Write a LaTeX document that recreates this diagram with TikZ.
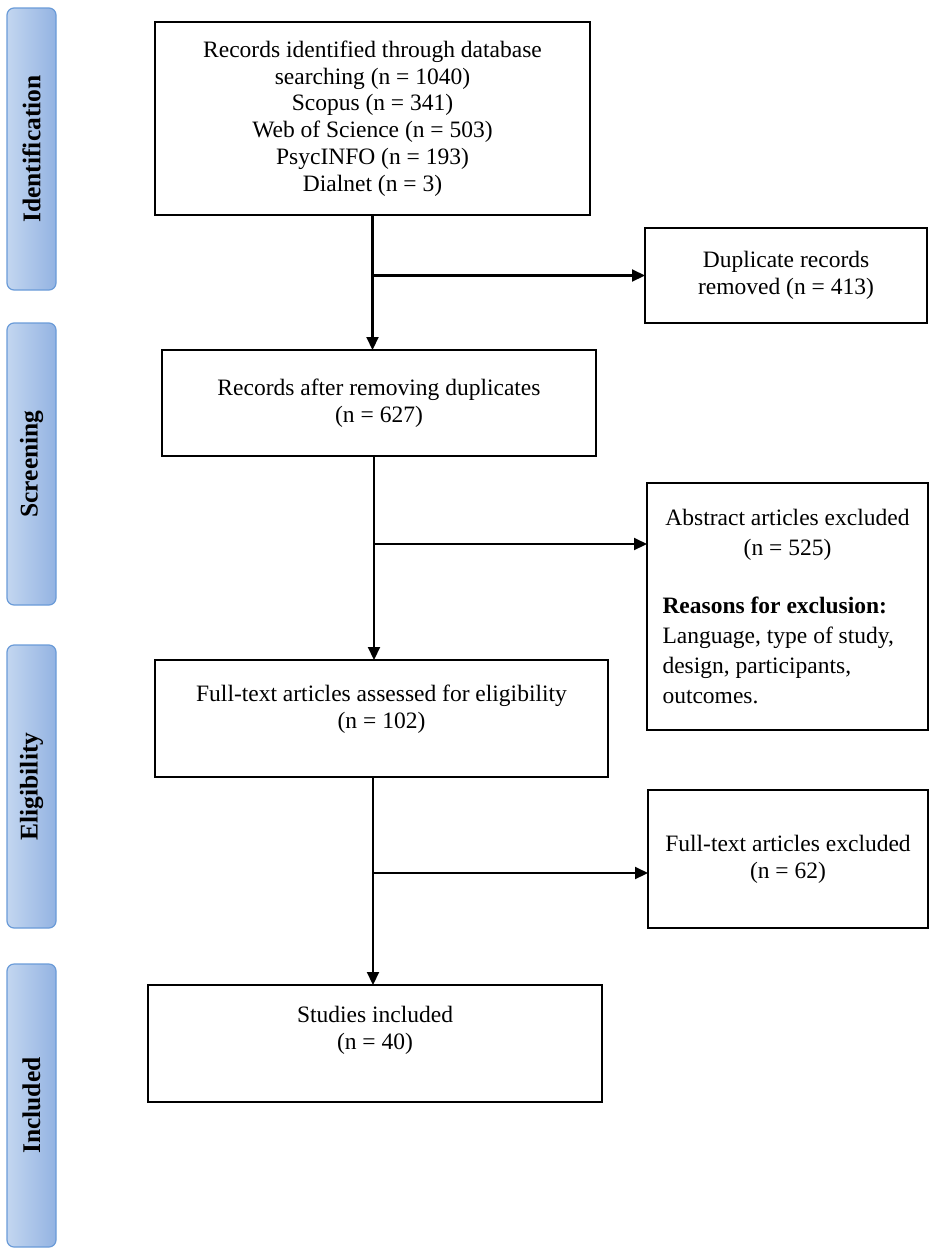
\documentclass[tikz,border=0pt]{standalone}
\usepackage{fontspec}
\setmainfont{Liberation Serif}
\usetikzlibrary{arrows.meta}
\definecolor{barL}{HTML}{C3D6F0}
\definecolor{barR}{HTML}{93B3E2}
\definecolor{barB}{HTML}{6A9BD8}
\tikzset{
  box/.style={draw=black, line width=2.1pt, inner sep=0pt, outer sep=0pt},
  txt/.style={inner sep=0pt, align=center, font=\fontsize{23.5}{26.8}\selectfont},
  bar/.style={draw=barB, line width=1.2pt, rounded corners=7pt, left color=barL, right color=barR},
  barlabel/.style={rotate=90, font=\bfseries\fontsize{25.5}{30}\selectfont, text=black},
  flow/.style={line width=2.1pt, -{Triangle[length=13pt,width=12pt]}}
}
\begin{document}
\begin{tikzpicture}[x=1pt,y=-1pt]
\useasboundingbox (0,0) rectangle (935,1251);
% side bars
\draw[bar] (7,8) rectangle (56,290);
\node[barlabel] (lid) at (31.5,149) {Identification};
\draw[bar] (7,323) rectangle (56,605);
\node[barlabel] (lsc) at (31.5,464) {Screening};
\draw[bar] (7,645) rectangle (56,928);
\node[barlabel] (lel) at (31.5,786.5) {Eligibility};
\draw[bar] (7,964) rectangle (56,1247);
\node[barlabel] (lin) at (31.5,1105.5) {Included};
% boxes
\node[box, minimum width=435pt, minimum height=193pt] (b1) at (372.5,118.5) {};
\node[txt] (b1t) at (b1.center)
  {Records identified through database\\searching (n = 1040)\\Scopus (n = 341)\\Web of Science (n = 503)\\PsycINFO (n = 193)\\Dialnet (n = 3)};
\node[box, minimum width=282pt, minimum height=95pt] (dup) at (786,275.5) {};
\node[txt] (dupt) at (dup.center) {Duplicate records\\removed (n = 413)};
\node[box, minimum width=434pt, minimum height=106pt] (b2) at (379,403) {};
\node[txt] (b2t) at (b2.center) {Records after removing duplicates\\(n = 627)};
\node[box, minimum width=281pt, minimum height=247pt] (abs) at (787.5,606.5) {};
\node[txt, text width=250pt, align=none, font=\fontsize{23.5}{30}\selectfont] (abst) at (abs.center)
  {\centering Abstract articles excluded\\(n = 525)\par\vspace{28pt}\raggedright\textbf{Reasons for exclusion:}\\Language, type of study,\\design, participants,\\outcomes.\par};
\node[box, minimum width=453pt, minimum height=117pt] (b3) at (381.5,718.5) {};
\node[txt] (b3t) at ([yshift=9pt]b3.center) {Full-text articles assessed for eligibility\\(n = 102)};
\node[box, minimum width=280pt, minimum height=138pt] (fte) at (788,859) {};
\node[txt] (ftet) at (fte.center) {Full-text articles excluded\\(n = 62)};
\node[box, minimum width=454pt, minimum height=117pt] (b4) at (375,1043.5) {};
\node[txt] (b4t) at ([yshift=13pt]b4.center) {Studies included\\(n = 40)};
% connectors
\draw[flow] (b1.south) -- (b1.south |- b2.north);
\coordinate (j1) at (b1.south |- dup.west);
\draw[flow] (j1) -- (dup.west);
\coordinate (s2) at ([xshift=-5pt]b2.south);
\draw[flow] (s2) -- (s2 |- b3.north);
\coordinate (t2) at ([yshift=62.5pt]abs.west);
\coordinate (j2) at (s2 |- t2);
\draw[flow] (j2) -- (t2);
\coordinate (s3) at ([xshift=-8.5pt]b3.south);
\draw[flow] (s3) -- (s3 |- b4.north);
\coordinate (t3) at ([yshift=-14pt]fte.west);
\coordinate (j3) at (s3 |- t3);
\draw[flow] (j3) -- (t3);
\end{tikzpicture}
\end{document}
::::
Repeat the material above word for word and skip every image in it.

● RESPONSE
Write a LaTeX document that recreates this diagram with TikZ.
\documentclass[tikz,border=0pt]{standalone}
\usepackage{fontspec}
\setmainfont{Liberation Serif}
\usetikzlibrary{arrows.meta}
\definecolor{barL}{HTML}{C3D6F0}
\definecolor{barR}{HTML}{93B3E2}
\definecolor{barB}{HTML}{6A9BD8}
\tikzset{
  box/.style={draw=black, line width=2.1pt, inner sep=0pt, outer sep=0pt},
  txt/.style={inner sep=0pt, align=center, font=\fontsize{23.5}{26.8}\selectfont},
  bar/.style={draw=barB, line width=1.2pt, rounded corners=7pt, left color=barL, right color=barR},
  barlabel/.style={rotate=90, font=\bfseries\fontsize{25.5}{30}\selectfont, text=black},
  flow/.style={line width=2.1pt, -{Triangle[length=13pt,width=12pt]}}
}
\begin{document}
\begin{tikzpicture}[x=1pt,y=-1pt]
\useasboundingbox (0,0) rectangle (935,1251);
% side bars
\draw[bar] (7,8) rectangle (56,290);
\node[barlabel] (lid) at (31.5,149) {Identification};
\draw[bar] (7,323) rectangle (56,605);
\node[barlabel] (lsc) at (31.5,464) {Screening};
\draw[bar] (7,645) rectangle (56,928);
\node[barlabel] (lel) at (31.5,786.5) {Eligibility};
\draw[bar] (7,964) rectangle (56,1247);
\node[barlabel] (lin) at (31.5,1105.5) {Included};
% boxes
\node[box, minimum width=435pt, minimum height=193pt] (b1) at (372.5,118.5) {};
\node[txt] (b1t) at (b1.center)
  {Records identified through database\\searching (n = 1040)\\Scopus (n = 341)\\Web of Science (n = 503)\\PsycINFO (n = 193)\\Dialnet (n = 3)};
\node[box, minimum width=282pt, minimum height=95pt] (dup) at (786,275.5) {};
\node[txt] (dupt) at (dup.center) {Duplicate records\\removed (n = 413)};
\node[box, minimum width=434pt, minimum height=106pt] (b2) at (379,403) {};
\node[txt] (b2t) at (b2.center) {Records after removing duplicates\\(n = 627)};
\node[box, minimum width=281pt, minimum height=247pt] (abs) at (787.5,606.5) {};
\node[txt, text width=250pt, align=none, font=\fontsize{23.5}{30}\selectfont] (abst) at (abs.center)
  {\centering Abstract articles excluded\\(n = 525)\par\vspace{28pt}\raggedright\textbf{Reasons for exclusion:}\\Language, type of study,\\design, participants,\\outcomes.\par};
\node[box, minimum width=453pt, minimum height=117pt] (b3) at (381.5,718.5) {};
\node[txt] (b3t) at ([yshift=9pt]b3.center) {Full-text articles assessed for eligibility\\(n = 102)};
\node[box, minimum width=280pt, minimum height=138pt] (fte) at (788,859) {};
\node[txt] (ftet) at (fte.center) {Full-text articles excluded\\(n = 62)};
\node[box, minimum width=454pt, minimum height=117pt] (b4) at (375,1043.5) {};
\node[txt] (b4t) at ([yshift=13pt]b4.center) {Studies included\\(n = 40)};
% connectors
\draw[flow] (b1.south) -- (b1.south |- b2.north);
\coordinate (j1) at (b1.south |- dup.west);
\draw[flow] (j1) -- (dup.west);
\coordinate (s2) at ([xshift=-5pt]b2.south);
\draw[flow] (s2) -- (s2 |- b3.north);
\coordinate (t2) at ([yshift=62.5pt]abs.west);
\coordinate (j2) at (s2 |- t2);
\draw[flow] (j2) -- (t2);
\coordinate (s3) at ([xshift=-8.5pt]b3.south);
\draw[flow] (s3) -- (s3 |- b4.north);
\coordinate (t3) at ([yshift=-14pt]fte.west);
\coordinate (j3) at (s3 |- t3);
\draw[flow] (j3) -- (t3);
\end{tikzpicture}
\end{document}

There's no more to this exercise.